I walked up and down the street near my hostel, Jailhouse Accommodation. To the left and to the right, in search for food. Closed. Closed. Closed. Thai Restaurant... uhm, no. Afghan Restaurant... uhm, looks good. My taste buds are sometimes more Central Asian than Asian. But... entering and dining here alone, I gazed through the window, seems being out of place. I walked away. Closed. Closed. Closed. I came back, gaze through the window, a man sitting near the window smiled at me. But... ah. I walked away.

"Hey! Do you think you are entering the country or the restaurant?" questioned the other me. "Order for take away and eat at the hostel!"

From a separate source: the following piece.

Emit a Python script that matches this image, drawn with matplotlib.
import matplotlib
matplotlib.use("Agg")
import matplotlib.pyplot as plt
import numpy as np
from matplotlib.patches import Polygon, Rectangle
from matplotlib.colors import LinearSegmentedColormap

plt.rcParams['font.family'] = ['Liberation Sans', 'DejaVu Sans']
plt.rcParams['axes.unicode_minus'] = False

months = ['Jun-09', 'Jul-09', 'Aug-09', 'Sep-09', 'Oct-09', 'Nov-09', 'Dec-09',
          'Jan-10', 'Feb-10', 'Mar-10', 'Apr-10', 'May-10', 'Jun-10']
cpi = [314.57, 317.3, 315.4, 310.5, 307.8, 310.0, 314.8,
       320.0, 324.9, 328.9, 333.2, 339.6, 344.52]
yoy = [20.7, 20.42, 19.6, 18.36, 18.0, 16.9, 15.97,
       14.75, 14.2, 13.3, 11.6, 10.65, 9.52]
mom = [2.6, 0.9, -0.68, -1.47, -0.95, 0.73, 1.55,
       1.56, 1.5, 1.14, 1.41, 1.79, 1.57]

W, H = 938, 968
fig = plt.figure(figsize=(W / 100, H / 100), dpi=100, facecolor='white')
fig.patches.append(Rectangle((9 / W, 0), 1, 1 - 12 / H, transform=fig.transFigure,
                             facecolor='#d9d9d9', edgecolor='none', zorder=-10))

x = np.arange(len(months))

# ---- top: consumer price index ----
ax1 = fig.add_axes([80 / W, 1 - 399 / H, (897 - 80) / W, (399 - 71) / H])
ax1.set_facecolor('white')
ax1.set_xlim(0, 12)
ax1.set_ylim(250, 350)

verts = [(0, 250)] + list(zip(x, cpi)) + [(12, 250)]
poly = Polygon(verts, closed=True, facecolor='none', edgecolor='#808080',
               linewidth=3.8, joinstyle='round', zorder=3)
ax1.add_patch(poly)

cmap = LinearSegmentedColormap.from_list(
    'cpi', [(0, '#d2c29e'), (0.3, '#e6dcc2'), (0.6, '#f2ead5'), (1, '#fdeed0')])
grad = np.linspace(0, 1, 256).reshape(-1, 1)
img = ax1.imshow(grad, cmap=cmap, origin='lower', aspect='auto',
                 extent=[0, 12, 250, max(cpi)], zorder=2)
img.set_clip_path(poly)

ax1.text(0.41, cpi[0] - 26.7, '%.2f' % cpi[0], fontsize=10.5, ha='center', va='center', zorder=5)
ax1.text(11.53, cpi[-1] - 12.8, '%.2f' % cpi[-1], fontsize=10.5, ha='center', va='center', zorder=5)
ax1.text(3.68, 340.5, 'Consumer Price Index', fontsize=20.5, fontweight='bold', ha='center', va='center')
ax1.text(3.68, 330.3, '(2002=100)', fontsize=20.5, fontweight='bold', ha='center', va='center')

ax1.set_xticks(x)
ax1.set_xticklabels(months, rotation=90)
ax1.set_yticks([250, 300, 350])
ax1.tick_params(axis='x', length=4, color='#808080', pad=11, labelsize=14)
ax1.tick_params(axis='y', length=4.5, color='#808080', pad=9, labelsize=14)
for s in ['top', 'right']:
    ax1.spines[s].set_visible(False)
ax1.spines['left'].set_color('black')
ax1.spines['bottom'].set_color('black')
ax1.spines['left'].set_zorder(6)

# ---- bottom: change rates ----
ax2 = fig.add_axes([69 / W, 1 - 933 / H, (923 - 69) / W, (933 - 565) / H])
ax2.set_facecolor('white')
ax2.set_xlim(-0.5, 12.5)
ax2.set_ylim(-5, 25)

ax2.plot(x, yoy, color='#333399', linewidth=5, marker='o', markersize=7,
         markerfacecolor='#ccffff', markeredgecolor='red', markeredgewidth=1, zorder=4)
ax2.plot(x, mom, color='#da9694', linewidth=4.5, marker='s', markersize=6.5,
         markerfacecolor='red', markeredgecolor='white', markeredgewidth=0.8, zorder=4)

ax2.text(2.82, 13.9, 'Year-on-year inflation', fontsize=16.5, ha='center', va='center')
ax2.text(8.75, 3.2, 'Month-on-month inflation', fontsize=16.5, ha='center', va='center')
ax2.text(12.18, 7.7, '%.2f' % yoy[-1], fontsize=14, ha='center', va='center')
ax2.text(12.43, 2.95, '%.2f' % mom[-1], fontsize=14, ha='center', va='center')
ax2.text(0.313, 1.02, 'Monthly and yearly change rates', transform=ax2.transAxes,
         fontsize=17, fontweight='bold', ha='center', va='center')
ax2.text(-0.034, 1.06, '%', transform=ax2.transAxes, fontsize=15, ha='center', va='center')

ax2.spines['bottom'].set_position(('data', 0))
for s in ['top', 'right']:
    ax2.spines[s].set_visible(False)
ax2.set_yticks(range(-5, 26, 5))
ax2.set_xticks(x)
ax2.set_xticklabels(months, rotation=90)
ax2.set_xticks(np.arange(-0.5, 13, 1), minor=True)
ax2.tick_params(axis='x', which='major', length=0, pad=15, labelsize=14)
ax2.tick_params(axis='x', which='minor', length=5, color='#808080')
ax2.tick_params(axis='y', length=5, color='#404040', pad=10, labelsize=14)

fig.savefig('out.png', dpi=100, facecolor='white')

I came back. Pushed the door open, read the menu, and pointed at one that said had lamb something. New Zealand and Central Asia combined, lamb should not be missed.

The Afghan man (which I found out later) behind the counter replied but I couldn't understand his English. "Bla, bla, bla. But if you want, I can give you... bla, bla, bla." To whatever that was, I said yes.

Not long after, several men came in. They too looked Central Asian. They sat at a long table in the corner. I watched dish after dish laid in front of them. Surely this restaurant is a place to celebrate a feast. Furthermore, a place of no worries about halal or non-halal, in a country where you are a minority. A big picture of Kaaba hung on the wall.

"Would you like this, too?" the Afghan man pointed on a big plate he was about to serve to his guests.

"Oh! No." I didn't bother to ask what that was. It just looked huge. That can feed me for three days.

He continued preparing my order. I was curious and excited. What would it be like?

"Would you like some curry?"

"Excuse me?"

"Curry. Like this." He dipped  into a big saucepan.

"Oh, curry. No... thank you... I think this is enough." Errr... did he look disappointed? Ah... if only I had few more days in Christchurch, I would gladly go sampling his cuisines.

While handing out a twenty dollar note and waiting for the two dollar change, I asked him,

"Excuse me. Where are you from?"

"Me? I'm from Afghanistan." That minute I scolded myself. Afghan Restaurant, you know it.

"How about you? Where are you from?" he asked me back.

"Indonesia."

"Indonesia? But... you are Chinese, aren't you?"

"Yes, I am."

"I worked in Malaysia for two years. My boss was Chinese. She was nice. Very very nice." He paused. His eyes gazed far away. I could tell he didn't say that because I was Chinese. He meant it.

"Ah ya, there are many Chinese too in Malaysia," I commented.

"Chinese people, nice people. My boss, her name was ... (I don't remember.)" He turned his gaze from the glass door to me. He was like: Don't you know her? Such a nice person.

#####

Afghanistan. The owner of the Persian Restaurant I entered in Auckland last winter was also an Afghan.

Afghanistan. Malaysia. Ground Zero formed a relationship with my New Zealand trip, although New Zealand is never mentioned in the book. The story of an Afghan who aimed for a new life in Australia, traveled to Malaysia, and then Indonesia, but then got deported by Indonesian government... might also be part of the life story of this Afghan in Christchurch and that Afghan in Auckland. They had been the lucky ones, who eventually made it.

My hand dropped, because I didn't expect my package to be so heavy. Indeed, it was a large portion. Presentation speaking, it's not pretty. Some people might not stand the strong spicy scent as well. But I, savored everything until the last grain of rice; rice like I had in Turkey. Ground Zero on my left, Flat White coffee on my right, I continued my journey of mind, in Afghanistan.